I don’t subscribe to cable. That would’ve struck people as odd a few years ago, when I liked to watch TV and the shows I watched mostly weren’t on network television. But as any outdated magazine will write a feature story on, how people are consuming entertainment is changing. I can now stream videos from the websites of the networks rather than having to pay for five channels in a bundle I’ll only watch one of. I can skip syndication of old shows and watch entire series on Netflix at my leisure. I can also (purely in theory, of course) download torrents of TV series or individual shows the day after they air on traditional television. These are all improvements on how I can choose my entertainment without having to see what other awful things are being produced today.
Imagine being able to do that with people. I’m not a misanthrope like I used to be; I’ve found that good will towards others can help steer conversations away from the most mind numbing topics of layfolk conversation far better than avoidance or isolation. That’s at least an option for conversations I’m in. I play a part in them. Conversations I’m merely around, however, are outside my realm even when inside an earshot. Hearing people talk excessively about weather, shopping, gas prices, reality television shows, and their mundane everyday relationship foibles is having to subscribe to the rest of the channels in that bundle, without the ability to skip past commercials for the network’s other programs that are painful to even know they exist.

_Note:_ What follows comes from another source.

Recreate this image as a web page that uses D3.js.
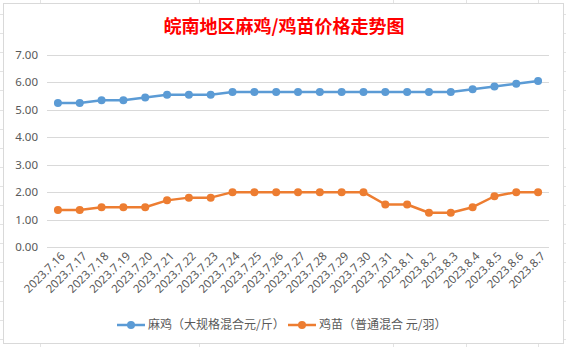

I don’t subscribe to cable. There isn’t a choice about being surrounded by people entirely different and uninteresting to me, though. That’s a pretty good reason to not have cable. There is a choice. As much as thought-spewers out there may philosophize about selective media and the computer programming that leads us to things similar rather than expanding our views through broader and general exposure, I have to deal with enough people in person to know what else is out there. I suppose that makes it a mixed blessing. And it’s a conversation starter – a far more interesting one than those brought up by people who would rather pay for cable to have more TV to hate than interact with a diversity of people to disagree with. There’s two birds with one stone, at least, that can distance me from those people who would rather limit their conversation to saying bad things about bad television, than having to listen to someone else. Having dull people to complain about is far more interesting than only having dull TV. And not only does it cost me less – I get paid for it.